In still another aspect of the invention, the method further includes receiving at a third transceiver, coupled to a fourth transceiver in the second station, the delayed first signal from the first station and the fourth transceiver transmitting the delayed first signal to the first station.
Also in accordance with the present invention, there is provided a method of measuring delay between a first interface pair and a second interface pair in a communications system, wherein the first interface pair includes a first interface and a second interface and the second interface pair includes a third interface and a fourth interface, and wherein the distance between the first interface pair and the second interface pair is more than negligible. The method includes transmitting a first signal from the first interface and simultaneously providing a first clock signal to reset a counting clock, receiving a delayed first signal at the third interface, transmitting the delayed first signal from the fourth interface, wherein the distance between the third interface and the fourth interface is negligible, receiving a further delayed first signal at the second interface, and simultaneously stopping the counting clock, calculating the number of counts elapsed in the counting clock between the resetting and the stopping of the counting clock, wherein each count of the counting clock equals the period of the counting clock, and multiplying the number of counts with the period of the counting clock.
In one aspect of the invention, the method also includes applying delay locking to the first signal.
Further in accordance with the present invention, there is provided a method of synchronizing a handset to a base station in a wireless communications system that includes transmitting a first signal from the base station and simultaneously resetting a counting clock in the base station, receiving a delayed first signal at the handset, transmitting the delayed first signal from the handset, receiving a further delayed first signal at the base station and simultaneously stopping the counting clock, calculating the number of counts elapsed in the counting clock between the resetting and the stopping of the counting clock, wherein each count of the counting clock equals the period of the counting clock, and multiplying the number of counts with the period of the counting clock.
In one aspect of the invention, there includes repeating a predetermined number of repetitions of the calculating of the number of counts and adding the number of counts for the predetermined number of repetitions to obtain a sum, and dividing the sum by the predetermined number of repetitions to get the average count.
Further in accordance with the present invention, there is provided a method of synchronizing a first station with a second station in a communications system, wherein the distance between the first station and the second station is more than negligible that includes providing a first interface in the first station, the first interface transmitting a first signal and simultaneously providing a first clock signal to reset a counting clock in the first station, providing a second interface in the first station, providing a third interface in the second station, the third interface receiving a delayed first signal and transmitting the delayed first signal, providing a fourth interface coupled to the third interface in the second station, the fourth interface receiving the delayed first signal and transmitting the delayed first signal, wherein the distance between the third interface and the fourth interface is negligible, receiving a further delayed first signal at the second interface, and simultaneously stopping the counting clock, providing a counter to determine the number of counts elapsed in the counting clock between the resetting and the stopping of the counting clock, wherein each count of the counter equals the period of the counting clock, and multiplying the number of counts with the period of the counting clock.

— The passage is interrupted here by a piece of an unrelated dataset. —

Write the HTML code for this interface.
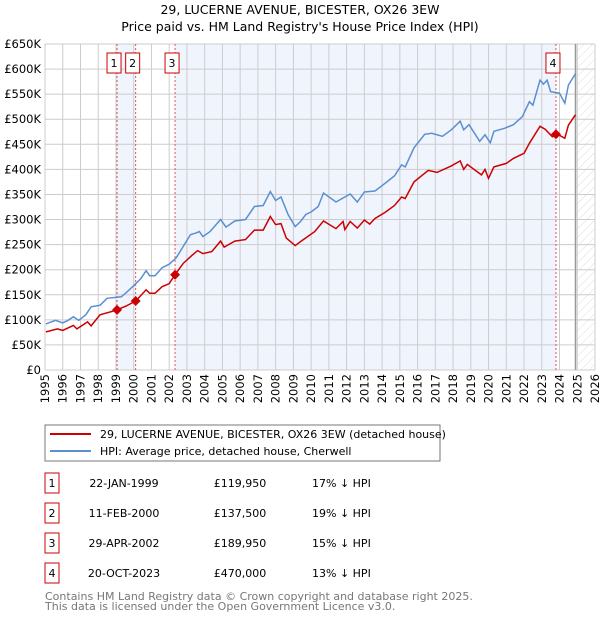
<!DOCTYPE html>
<html><head><meta charset="utf-8"><style>
body{margin:0;background:#fff;font-family:"DejaVu Sans","Liberation Sans",sans-serif;}
svg text{font-family:"DejaVu Sans","Liberation Sans",sans-serif;}
</style></head><body>
<svg id="c" width="600" height="620" xmlns="http://www.w3.org/2000/svg">
<defs><pattern id="hatch" width="6" height="6" patternUnits="userSpaceOnUse" patternTransform="rotate(45)"><line x1="0" y1="0" x2="0" y2="6" stroke="#ddd" stroke-width="1"/></pattern></defs>
<text x="300" y="14" text-anchor="middle" font-size="12.5">29, LUCERNE AVENUE, BICESTER, OX26 3EW</text>
<text x="300" y="31" text-anchor="middle" font-size="12.5">Price paid vs. HM Land Registry's House Price Index (HPI)</text>
<g id="plot"></g>
<rect x="45" y="425" width="395" height="36" fill="#fff" stroke="#777"/>
<line x1="50" y1="434" x2="91" y2="434" stroke="#cc0000" stroke-width="2"/>
<text x="100" y="438" font-size="11">29, LUCERNE AVENUE, BICESTER, OX26 3EW (detached house)</text>
<line x1="50" y1="451" x2="91" y2="451" stroke="#5b8fd0" stroke-width="2"/>
<text x="100" y="455" font-size="11">HPI: Average price, detached house, Cherwell</text>
<g id="table" font-size="11"></g>
<text x="45" y="600" font-size="11" fill="#777">Contains HM Land Registry data © Crown copyright and database right 2025.</text>
<text x="45" y="610" font-size="11" fill="#777">This data is licensed under the Open Government Licence v3.0.</text>
</svg>
<script>
const hpiYears=[1995.05,1995.6,1996,1996.3,1996.6,1996.9,1997.3,1997.6,1998.1,1998.5,1999.3,1999.6,2000,2000.4,2000.7,2000.9,2001.2,2001.6,2002,2002.4,2002.8,2003.2,2003.5,2003.7,2003.9,2004.3,2004.9,2005.2,2005.7,2006.3,2006.8,2007.3,2007.7,2008,2008.3,2008.7,2009.1,2009.4,2009.7,2010,2010.4,2010.7,2011.4,2012.2,2012.6,2013,2013.6,2014.2,2014.7,2015.1,2015.3,2015.8,2016.4,2016.8,2017.4,2017.9,2018.4,2018.6,2018.9,2019.5,2019.8,2020.1,2020.3,2020.9,2021.4,2021.9,2022.3,2022.5,2022.9,2023.1,2023.3,2023.5,2024,2024.3,2024.5,2024.9];
const hpiValues=[92,99,94,99,106,99,110,126,129,143,146,155,168,182,198,188,188,204,211,224,247,270,273,276,266,276,300,285,297,300,326,328,356,338,345,310,286,296,310,315,326,353,335,351,335,355,357,373,387,409,405,443,470,472,466,479,496,479,489,456,469,453,476,482,489,505,535,528,578,570,578,555,552,532,568,591];
const ppYears=[1995.05,1995.7,1996,1996.6,1996.8,1997.4,1997.6,1998.1,1998.9,1999.06,1999.6,2000.11,2000.7,2000.9,2001.2,2001.6,2002,2002.33,2002.8,2003.3,2003.6,2003.9,2004.4,2004.9,2005.1,2005.7,2006.3,2006.8,2007.3,2007.7,2008,2008.3,2008.6,2009.1,2009.4,2010.2,2010.7,2011.4,2011.8,2011.9,2012.2,2012.6,2013,2013.3,2013.6,2014.2,2014.7,2015.1,2015.3,2015.8,2016.6,2017.1,2017.9,2018.4,2018.6,2018.8,2019.6,2019.8,2020,2020.3,2021,2021.4,2022,2022.3,2022.9,2023.2,2023.6,2023.8,2024,2024.3,2024.5,2024.9];
const ppValues=[76,82,79,89,82,96,88,110,118,119.95,128,137.5,160,153,153,166,172,189.95,213,229,238,232,236,257,245,257,260,279,279,306,290,292,263,248,256,276,297,282,296,280,296,283,299,291,302,315,328,345,342,375,398,394,407,417,400,410,389,400,382,405,412,422,432,452,486,480,465,470,468,462,488,509];
const saleYears=[1999.06,2000.11,2002.33,2023.8];
const saleValues=[119.95,137.5,189.95,470];
const saleLabels=["1","2","3","4"];
const saleDates=["22-JAN-1999","11-FEB-2000","29-APR-2002","20-OCT-2023"];
const salePrices=["£119,950","£137,500","£189,950","£470,000"];
const saleDiffs=["17% ↓ HPI","19% ↓ HPI","15% ↓ HPI","13% ↓ HPI"];
const yTicks=[0,50,100,150,200,250,300,350,400,450,500,550,600,650];
const yTickLabels=["£0","£50K","£100K","£150K","£200K","£250K","£300K","£350K","£400K","£450K","£500K","£550K","£600K","£650K"];
const xTicks=[1995,1996,1997,1998,1999,2000,2001,2002,2003,2004,2005,2006,2007,2008,2009,2010,2011,2012,2013,2014,2015,2016,2017,2018,2019,2020,2021,2022,2023,2024,2025,2026];
const dataEndYear=2024.9;

const NS="http://www.w3.org/2000/svg";
const L=45,R=595,T=44,B=370;
const X=y=>L+(y-1995)/(2026-1995)*(R-L);
const Y=v=>B-v/650*(B-T);
const plot=document.getElementById('plot');
function mk(tag,attrs,parent){const e=document.createElementNS(NS,tag);for(const k in attrs)e.setAttribute(k,attrs[k]);(parent||plot).appendChild(e);return e;}

let e;
e=mk('rect',{x:L,y:T,width:R-L,height:B-T,fill:'#fff'});


e=mk('rect',{x:X(saleYears[0]),y:T,width:X(saleYears[1])-X(saleYears[0]),height:B-T,fill:'#f0f4fd'});


e=mk('rect',{x:X(saleYears[2]),y:T,width:X(saleYears[3])-X(saleYears[2]),height:B-T,fill:'#f0f4fd'});


e=mk('rect',{x:X(dataEndYear),y:T,width:R-X(dataEndYear),height:B-T,fill:'url(#hatch)'});


xTicks.forEach(t=>{
  const g=mk('line',{x1:X(t),x2:X(t),y1:T,y2:B,stroke:'#ccc','stroke-width':1});
  
  
  const tx=mk('text',{x:0,y:0,'font-size':11.5,'text-anchor':'end',transform:`translate(${X(t)+4},${B+4}) rotate(-90)`});
  tx.textContent=t;
  
  
});
yTicks.forEach((t,i)=>{
  const g=mk('line',{x1:L,x2:R,y1:Y(t),y2:Y(t),stroke:'#ccc','stroke-width':1});
  
  
  const tx=mk('text',{x:L-4,y:Y(t)+4,'font-size':11.5,'text-anchor':'end'});
  tx.textContent=yTickLabels[i];
  
  
});
e=mk('line',{x1:X(dataEndYear),x2:X(dataEndYear),y1:T,y2:B,stroke:'#999','stroke-width':1.5});


saleYears.forEach((s,i)=>{
  const l=mk('line',{x1:X(s),x2:X(s),y1:T,y2:B,stroke:'#e05555','stroke-width':1,'stroke-dasharray':'2,2'});
  
  
});
const hp=mk('path',{d:'M'+hpiYears.map((y,i)=>X(y).toFixed(1)+','+Y(hpiValues[i]).toFixed(1)).join('L'),fill:'none',stroke:'#5b8fd0','stroke-width':1.5});


const pp=mk('path',{d:'M'+ppYears.map((y,i)=>X(y).toFixed(1)+','+Y(ppValues[i]).toFixed(1)).join('L'),fill:'none',stroke:'#cc0000','stroke-width':1.5});


saleYears.forEach((s,i)=>{
  const x=X(s),y=Y(saleValues[i]);
  const d=mk('path',{d:`M${x},${y-5}L${x+5},${y}L${x},${y+5}L${x-5},${y}Z`,fill:'#cc0000'});
  
  
  const bx=X(s)-10;
  const r=mk('rect',{x:bx,y:53,width:14,height:20,fill:'#fff',stroke:'#cc0000'});
  
  
  const t=mk('text',{x:bx+7,y:67,'font-size':11,'text-anchor':'middle'});
  t.textContent=saleLabels[i];
  
  
});
const tb=document.getElementById('table');
saleLabels.forEach((lb,i)=>{
  const cy=483+i*30;
  const r=mk('rect',{x:45,y:cy-10,width:14,height:20,fill:'#fff',stroke:'#cc0000'},tb);
  
  
  const vals=[[52,lb,'middle'],[124,saleDates[i],'middle'],[240,salePrices[i],'middle'],[312,saleDiffs[i],'start']];
  vals.forEach(v=>{
    const t=mk('text',{x:v[0],y:cy+4,'font-size':11,'text-anchor':v[2]},tb);
    t.textContent=v[1];
    
    
  });
});
</script>
</body></html>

In one aspect of the invention, the method also includes providing the first interface as a U-transceiver.
In another aspect of the invention, the method includes providing the first interface and the second interface as a master-slave pair.
Additionally in accordance with the present invention, there is provided a communications system that includes a first station transmitting a first signal and resetting a counting clock in the first station, a second station receiving a delayed first signal from the first station and transmitting the delayed first signal to the first station, the first station simultaneously stopping the counting clock upon receiving a further delayed first signal from the second station, wherein the distance between the first station and the second station is more than negligible, a counter coupled to the first station to determine the number of counts elapsed in the counting clock between the resetting and the stopping of the counting clock, wherein each count of the counter equals the period of the counting clock, and arithmetic means coupled to the counter for multiplying the number of counts with the period of the counting clock.
In one aspect of the invention, the first station is a base station.
In another aspect of the invention, the second station is a handset.
Still in accordance with the present invention, there is provided an apparatus for delay measurements that includes a first interface pair including a first interface and a second interface, the first interface transmitting a first signal and simultaneously resetting a counting clock, a second interface pair including a third interface and a fourth interface, the third interface receiving a delayed first signal from the first interface, and the fourth interface transmitting the delayed first signal to the second interface, wherein the distance between the third interface and the fourth interface is negligible, the second interface receiving a further delayed first signal and simultaneously stopping the counting clock, a counter coupled to the first interface pair to calculate the number of counts elapsed in the counting clock between the resetting and the stopping of the counting clock, wherein each count of the counting clock equals the period of the counting clock, and arithmetic means for multiplying the number of counts with the period of the counting clock.
Additional features and advantages of the invention will be set forth in the description which follows, and in part will be apparent from the description, or may be learned by practice of the invention. The objectives and other advantages of the invention will be realized and attained by the structures and methods particularly pointed out in the written description and claims thereof, as well as the appended drawings.